Sequence Mapping of Combinatorial Libraries on Macro- or Microarrays: Experimental Design of DNA Arrays

Sequence mapping consists in the characterization of a set of sequence segments in a library of related genes or PCR products. This procedure can be applied to analyze natural sequence variants, for example allelic distribution of human genomic sequences for disease, drug metabolism prediction, or sequence associations in combinatorial libraries of genes used in directed evolution. Sequence mapping of combinatorial libraries have a lot of potential interests including diversity characterization, bias and artifact analysis, library improvement by robotic equalization, and population-wide structure-function analysis (1 ,2 ).
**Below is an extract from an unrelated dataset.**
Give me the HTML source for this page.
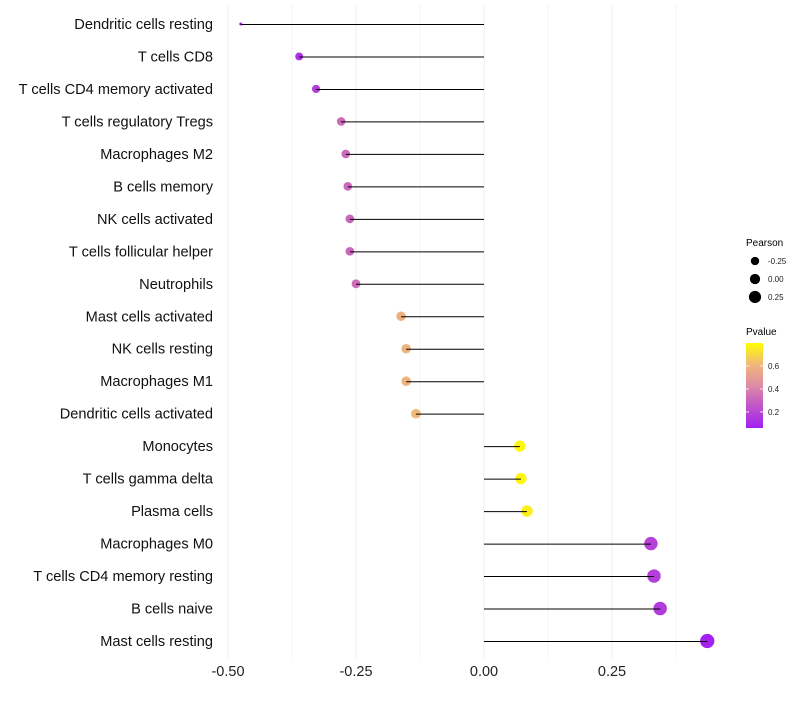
<!DOCTYPE html>
<html><head><meta charset="utf-8"><style>
body{margin:0;background:#fff;font-family:"Liberation Sans",sans-serif;}
</style></head><body>
<svg id="c" width="800" height="700" xmlns="http://www.w3.org/2000/svg"></svg>
<script>
const categories=["Dendritic cells resting","T cells CD8","T cells CD4 memory activated","T cells regulatory  Tregs ","Macrophages M2","B cells memory","NK cells activated","T cells follicular helper","Neutrophils","Mast cells activated","NK cells resting","Macrophages M1","Dendritic cells activated","Monocytes","T cells gamma delta","Plasma cells","Macrophages M0","T cells CD4 memory resting","B cells naive","Mast cells resting"];
const pearson=[-0.475,-0.361,-0.328,-0.279,-0.270,-0.266,-0.262,-0.262,-0.250,-0.162,-0.152,-0.152,-0.133,0.070,0.072,0.084,0.326,0.332,0.344,0.436];
const pvalue=[0.04,0.12,0.17,0.32,0.32,0.31,0.31,0.31,0.33,0.58,0.6,0.6,0.62,0.78,0.78,0.76,0.18,0.17,0.16,0.07];
const xTicks=[-0.5,-0.25,0,0.25];
const xTickLabels=["-0.50","-0.25","0.00","0.25"];
const legendSizes=[-0.25,0,0.25];
const legendSizeLabels=["-0.25","0.00","0.25"];
const pTicks=[0.2,0.4,0.6];
const pTickLabels=["0.2","0.4","0.6"];

const NS="http://www.w3.org/2000/svg",svg=document.getElementById('c');
const x=v=>484+v*512;
const y=i=>24+i*(617/19);
const r=p=>p<-0.45?1.5:5.4+4.0*p;
const stops=[[0.06,[162,30,242]],[0.3,[200,100,190]],[0.45,[225,145,160]],[0.62,[240,185,120]],[0.8,[255,255,0]]];
function col(p){if(p<=stops[0][0])return 'rgb('+stops[0][1]+')';for(let k=1;k<stops.length;k++){if(p<=stops[k][0]){const a=stops[k-1],b=stops[k],t=(p-a[0])/(b[0]-a[0]);return 'rgb('+a[1].map((c,j)=>Math.round(c+(b[1][j]-c)*t)).join(',')+')';}}return 'rgb(255,255,0)';}
const py=p=>428-(p-0.06)/0.74*85;
function el(t,a,txt){const e=document.createElementNS(NS,t);for(const k in a)e.setAttribute(k,a[k]);if(txt!=null)e.textContent=txt;svg.appendChild(e);return e;}
[-0.5,-0.375,-0.25,-0.125,0,0.125,0.25,0.375].forEach(v=>{const g=el('line',{x1:x(v),x2:x(v),y1:5,y2:658,stroke:'#ececec','stroke-width':Number.isInteger(v*4)?1:0.6});

});
xTicks.forEach((v,i)=>{const t=el('text',{x:x(v),y:676,'font-size':14.5,'text-anchor':'middle',fill:'#222'},xTickLabels[i]);

});
categories.forEach((c,i)=>{
const t=el('text',{x:213,y:y(i)+5,'font-size':14.6,'text-anchor':'end',fill:'#111'},c);


const d=el('circle',{cx:x(pearson[i]),cy:y(i),r:r(pearson[i]),fill:col(pvalue[i])});


const l=el('line',{x1:x(0),x2:x(pearson[i]),y1:y(i)+0.5,y2:y(i)+0.5,stroke:'#000','stroke-width':1});


});
const lt=el('text',{x:746,y:246,'font-size':10,fill:'#000'},'Pearson');


legendSizes.forEach((v,i)=>{const cy=261+i*18;
const c=el('circle',{cx:755,cy:cy,r:r(v)*0.95,fill:'#000'});


const t=el('text',{x:768,y:cy+3,'font-size':8,fill:'#222'},legendSizeLabels[i]);

});
const pt=el('text',{x:746,y:335,'font-size':10,fill:'#000'},'Pvalue');


const defs=el('defs',{});const lg=document.createElementNS(NS,'linearGradient');lg.setAttribute('id','g');lg.setAttribute('x1',0);lg.setAttribute('y1',1);lg.setAttribute('x2',0);lg.setAttribute('y2',0);
stops.forEach(s=>{const st=document.createElementNS(NS,'stop');st.setAttribute('offset',(s[0]-0.06)/0.74);st.setAttribute('stop-color','rgb('+s[1]+')');lg.appendChild(st);});defs.appendChild(lg);
const bar=el('rect',{x:746,y:343,width:17,height:85,fill:'url(#g)'});


pTicks.forEach((v,i)=>{el('line',{x1:746,x2:749,y1:py(v),y2:py(v),stroke:'#fff','stroke-width':0.8});el('line',{x1:760,x2:763,y1:py(v),y2:py(v),stroke:'#fff','stroke-width':0.8});
const t=el('text',{x:768,y:py(v)+3,'font-size':8,fill:'#222'},pTickLabels[i]);

});
</script>
</body></html>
Sequence mapping differs from classical sequencing by the fact that prior knowledge of possible sequence alleles is generally requested. Nevertheless, at the limit of the technique, true resequencing can be performed with single-base resolution. A second advantage of sequence mapping over sequencing is that the former is expected to have high-throughput and low-cost capabilities suitable for routine applications with libraries, whereas the latter is more dedicated to characterizing individual clones. Our goal was to develop low-cost, sensitive, and rapid sequence mapping methods. The first method describes a dot-blot based approach and is adapted to libraries containing less than 1000 clones. The second one, more sensitive, is microarray based and adaptable to larger library characterization. The sequence characterization of a combinatorial library of mosaic P450 in pYeDP60 (3 ) built from the human CYP1A family members (CYP1A1 and CYP1A2 ) is used to illustrate the techniques.